I think Salazar's brain probably got a little fried back in the day and now he just spouts off training info that may or may not be based in reality.
And I wish people would stop making the training pace - PRs correlations. You guys should know that that is not how it works. I'm sure you've met people a lot slower than you and a lot faster than you who train at the same pace. Personally, I train at a slower pace now that I'm faster because before I trained way too fast.
Is it so hard to believe that 5:45-6 minute pace isn't a recovery pace for these guys? I would bet serious money that there are groups of Kenyan's and Ethiopians going out every day at significantly faster "average" paces than this and more mileage and at altitude.
I am amazed by you not being able to read the thread title. It does not say the word "average."
"We'd bet a large sum of money that Rupp and Farah don't run 17-20 miles every day at 5:45 pace. Some of the mileage has to be slower or they aren't running that much every day."
Weldon is right. Some of the mileage is slower and they don't run 17-20 miles everyday.
Weldon's statement does not contain the word "average." You applied it yourself. I even quoted what Weldon said in my previous post. Read it.
Could it be that the BroJos are misinterpreting the quote? It could be that they average 5:45 pace by having enough runs or parts of runs at sub 5:00 to balance out some runs and parts of runs well over 6:00, not because they run 5:45 pace day in day out right out the door of every run?
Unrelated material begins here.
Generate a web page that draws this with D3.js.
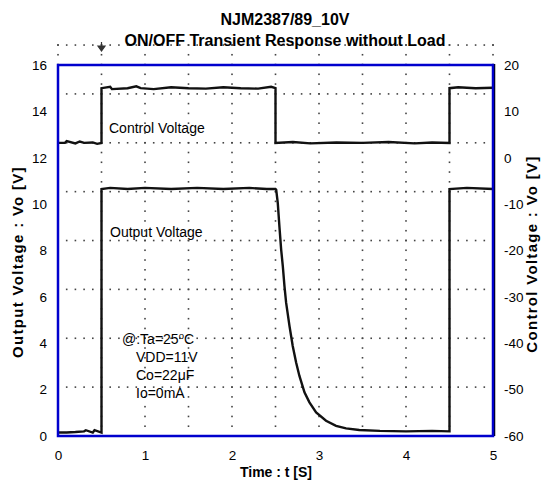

For a decade now rupp has followed races with workouts. For that same decade he has likely driven down his daily run pace. It didn't happen over night and I'm sure when he's feeling good 5:30 feels simply brisk and 6:10 feels agonizingly slow.
He didn't get there overnight and he's not jumping into it, he trained into it. How else do you think he pulled off the NCAA indoor triple and outdoor double? He has trained to recover off what is quite hard for most, but not all.
Its all relative. In college, everyone ran faster than 6.40 a mile and that included the mediocre JV walk-on's, who struggled to break 34 mins for 10K cross country. And to be honest with you, everyone only ran this slow on our Sunday morning 14 mile run. A 34 min 10K is 5.29 pace. So, for the slow guys on the team, their slowest training pace was 23% slower than their racing pace. Even for the 31 high 10k guys, 6.40 pace was 30% slower than their race pace.
With Solinsky and Rupp If one does the math, 5.45 mile pace is 31% slower than 27.10 10K pace, and 32% slower than 27.00 10k pace. So these 27 flat 10K guys are really not working that hard at 5,45 a mile.
I always remember watching some Morocan runners doing a early season track workout on an indoor track. They did 5x1000m at 2.48 with 1 min rest between. I was like wow. They turned to me after the workout and said that if they added up the 5 repeats they would still only end up at 14.00 flat for 5000m, and they were all faster than 13.30 for 5000 the previous summer, so they were not even going race pace. I am citing this example to show how the math should always be done when trying to figure what a workout is really worth.